En réponse à un sentiment croissant d’insécurité, les actions de prévention initiées par des particuliers se multiplient. Ce livre étudie leur récent développement à l’échelle du quartier, en France et au Japon, et en propose une analyse croisée entre les deux pays.

Car, tout en accordant de l’importance au lien social, la France et le Japon adoptent des approches contrastées. Ainsi, en France, ce type d’action est surtout le fait d’agents formés ou rémunérés, alors qu’au Japon, le nombre de bénévoles chargé du maintien de l’ordre a été en augmentation. Dans le cadre de pratiques telles que les « médiateurs de rue » et les « voisins vigilants » en France, et les groupes d’habitants au Japon, le fait que la prévention tende à trier les citoyens au nom de valeurs considérées comme autant de « biens » du quartier transparaît notamment, au Japon, dans les actions des habitants pour la « fabrique de la ville» (machi-zukuri); tandis qu’en France, les liens sociaux représentent surtout un outil à disposition d’agents spécialisés.

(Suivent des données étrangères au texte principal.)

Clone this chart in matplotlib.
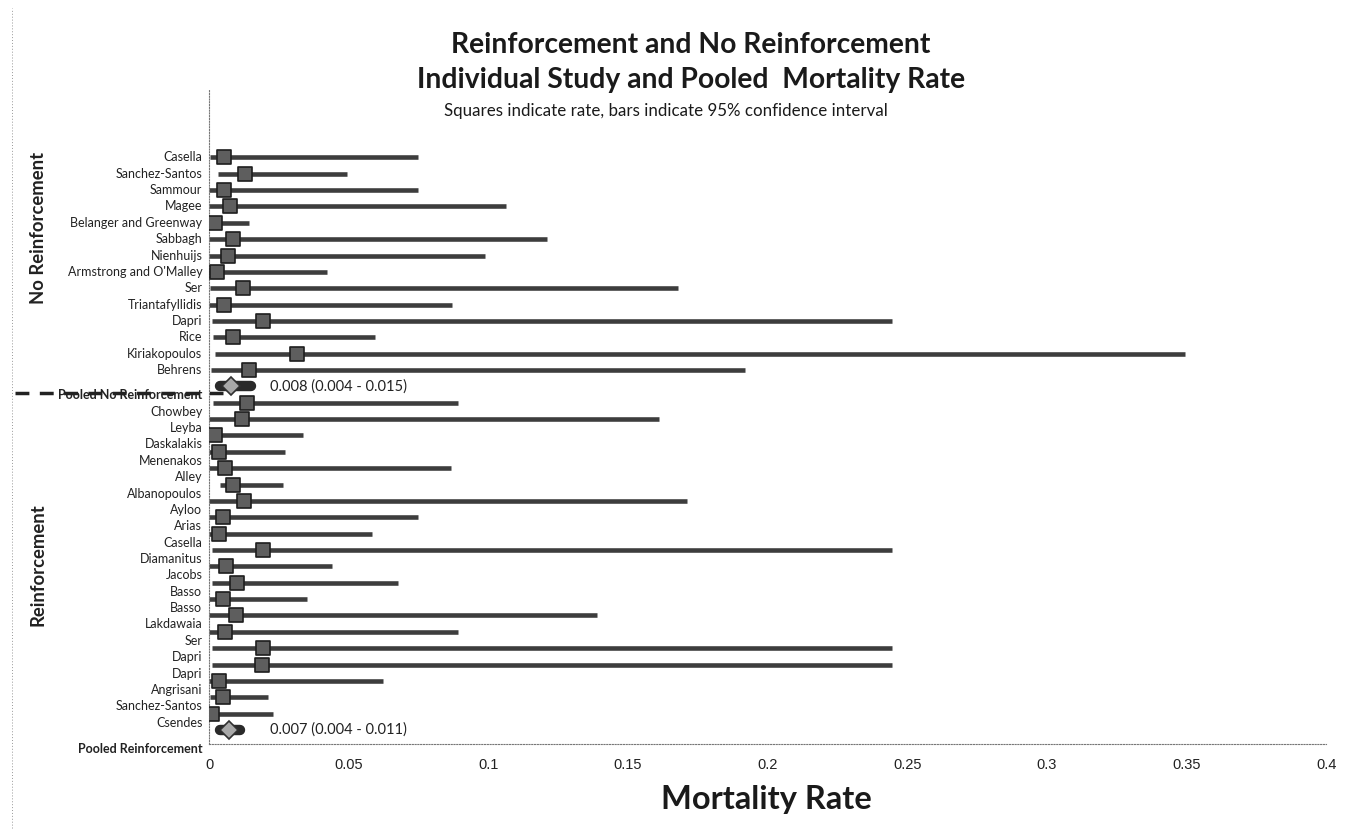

Revêtant une portée d’éducation morale, le quartier japonais peut alors apparaître, en contraste avec le cas français, comme une forme de famille visant à se substituer à la famille contemporaine jugée défaillante, sur fond de réappropriation de la notion de tradition, considérée comme une charnière dans un contexte de délitement des liens sociaux au sein de la famille.

Naoko Tokumitsu-Partiot est maîtresse de conférences à l’Inalco, membre de l’IFRAE. Ses travaux portent sur les mobilisations territoriales des habitants dans un objectif de maintien de l’ordre, ainsi que sur les rapports entre police et société civile en France et au Japon.